RD Sharma Class 11 Solutions Chapter 30 - Derivatives (Ex 30.3) Exercise 30.3 - Free PDF
FAQs on RD Sharma Class 11 Solutions Chapter 30 - Derivatives (Ex 30.3) Exercise 30.3
1. What is the fundamental rule used to find the derivative of a product of two functions, such as x sin(x), in Exercise 30.3?
To find the derivative of a product of two functions, like f(x) = u(x)v(x), you must use the product rule. The formula is d/dx(uv) = u(dv/dx) + v(du/dx). For the function x sin(x), you would identify u = x and v = sin(x), find their individual derivatives (du/dx = 1, dv/dx = cos(x)), and substitute them into the formula to get the final answer: 1⋅sin(x) + x⋅cos(x).
2. How do you correctly apply the quotient rule for differentiating functions in the form of f(x)/g(x), as seen in RD Sharma Ex 30.3?
The quotient rule is essential for differentiating functions that are fractions. The correct step-by-step method is:
1. Identify the numerator function (u) and the denominator function (v).
2. Calculate the derivative of the numerator (u') and the derivative of the denominator (v').
3. Apply the formula: d/dx (u/v) = (u'v - uv') / v².
A common mistake is reversing the terms in the numerator, so always ensure it is u'v minus uv'.
3. What are the standard derivatives of the six trigonometric functions required for solving problems in Chapter 30?
To solve problems in this chapter efficiently, you should memorize the following standard derivatives as per the CBSE syllabus:
d/dx (sin x) = cos x
d/dx (cos x) = -sin x
d/dx (tan x) = sec² x
d/dx (cot x) = -cosec² x
d/dx (sec x) = sec x tan x
d/dx (cosec x) = -cosec x cot x
4. Why does the derivative of cos(x) have a negative sign (-sin x), while the derivative of sin(x) is positive (cos x)?
The negative sign in the derivative of cos(x) reflects its rate of change. On the unit circle, as the angle x increases from 0 to π/2, the value of sin(x) (the y-coordinate) increases, so its slope (derivative) is positive. In contrast, the value of cos(x) (the x-coordinate) decreases over this same interval, meaning its rate of change, or slope, must be negative. This fundamental difference in their behaviour is why their derivatives have opposite signs.
5. How are the derivatives of sec(x), cosec(x), and cot(x) derived using the derivatives of sin(x) and cos(x)?
The derivatives of sec(x), cosec(x), and cot(x) can be found using the quotient rule and their definitions in terms of sin(x) and cos(x).
For example, to find the derivative of sec(x):
1. Write sec(x) as 1/cos(x).
2. Apply the quotient rule with u=1 and v=cos(x).
3. This results in (0⋅cos(x) - 1⋅(-sin(x))) / cos²(x) = sin(x)/cos²(x).
4. Simplifying this gives (1/cos(x))⋅(sin(x)/cos(x)) = sec(x)tan(x).
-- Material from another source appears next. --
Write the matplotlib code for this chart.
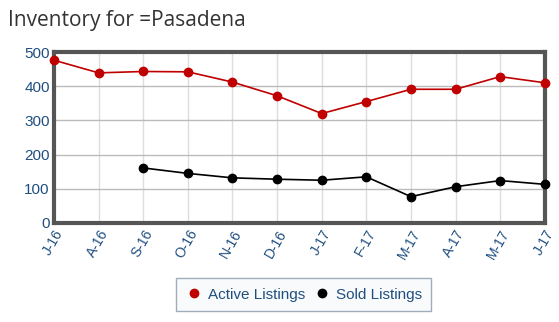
import matplotlib.pyplot as plt
from matplotlib.lines import Line2D

months = ["J-16", "A-16", "S-16", "O-16", "N-16", "D-16",
          "J-17", "F-17", "M-17", "A-17", "M-17", "J-17"]
active = [476, 439, 443, 442, 412, 372, 320, 355, 391, 391, 428, 410]
sold = [None, None, 161, 145, 132, 128, 125, 135, 77, 106, 124, 113]

red = "#c00000"
tick_color = "#1f4f80"
sans = "Liberation Sans"

fig = plt.figure(figsize=(5.59, 3.22), dpi=100)
ax = fig.add_axes([0.0966, 0.3075, 0.878, 0.531])

x = list(range(len(months)))
sx = [i for i, v in zip(x, sold) if v is not None]
sv = [v for v in sold if v is not None]

ax.plot(x, active, color=red, lw=1.2, marker="o", ms=6, zorder=3, clip_on=False)
ax.plot(sx, sv, color="black", lw=1.2, marker="o", ms=6, zorder=3, clip_on=False)

ax.set_xlim(0, len(months) - 1)
ax.set_ylim(0, 500)
ax.set_yticks(range(0, 501, 100))
ax.set_xticks(x)
ax.set_xticklabels(months, rotation=60, ha="right", rotation_mode="anchor",
                   fontsize=10, color=tick_color, family=sans)
for lbl in ax.get_yticklabels():
    lbl.set_fontsize(11)
    lbl.set_color(tick_color)
    lbl.set_family(sans)
ax.tick_params(length=0, pad=3)

ax.grid(True, axis="x", color="#dddddd", lw=1)
ax.grid(True, axis="y", color="#bbbbbb", lw=1)
ax.set_axisbelow(True)
for s in ax.spines.values():
    s.set_color("#555555")
    s.set_linewidth(3)

fig.text(0.014, 0.935, "Inventory for =Pasadena", fontsize=15,
         color="#333333", family="Open Sans", va="center")

# legend box under the axes
handles = [Line2D([], [], color=red, marker="o", ls="none", ms=6),
           Line2D([], [], color="black", marker="o", ls="none", ms=6)]
leg = fig.legend(handles, ["Active Listings", "Sold Listings"], ncol=2,
                 loc="center", bbox_to_anchor=(0.543, 0.085), frameon=True,
                 prop={"family": sans, "size": 11}, handletextpad=0.3,
                 columnspacing=0.5, handlelength=1.2, borderpad=0.6,
                 fancybox=False)
frame = leg.get_frame()
frame.set_facecolor("#f8f9fb")
frame.set_edgecolor("#8a9aab")
frame.set_linewidth(1)
for t in leg.get_texts():
    t.set_color(tick_color)

fig.savefig("out.png", dpi=100)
A similar process is used for cosec(x) and cot(x).
6. When solving problems from Exercise 30.3, how does the chain rule interact with trigonometric functions?
The chain rule is applied when you have a composite function, i.e., a function inside another function. For trigonometric functions, this looks like sin(ax+b) or tan(x²). The process is to first differentiate the outer trigonometric function, keeping the inner function unchanged, and then multiply it by the derivative of the inner function. For example, the derivative of cos(3x) is [-sin(3x)] multiplied by the derivative of 3x, giving the final answer -3sin(3x).
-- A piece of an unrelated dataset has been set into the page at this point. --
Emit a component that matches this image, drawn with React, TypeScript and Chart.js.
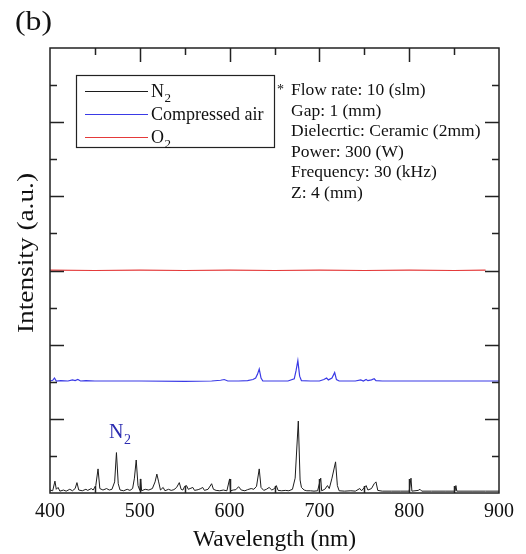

7. What is a common conceptual error students make when differentiating a term like 'sin(a)' where 'a' is a constant?
A very common error is to mistakenly differentiate a constant trigonometric term. For example, in the expression y = x² + sin(a), students might incorrectly write the derivative as 2x + cos(a). However, since 'a' is a constant, sin(a) is also a constant. The derivative of any constant is zero. Therefore, the correct derivative of y = x² + sin(a) is simply 2x. Always check if the variable inside the trigonometric function is the variable of differentiation (like 'x') or a constant.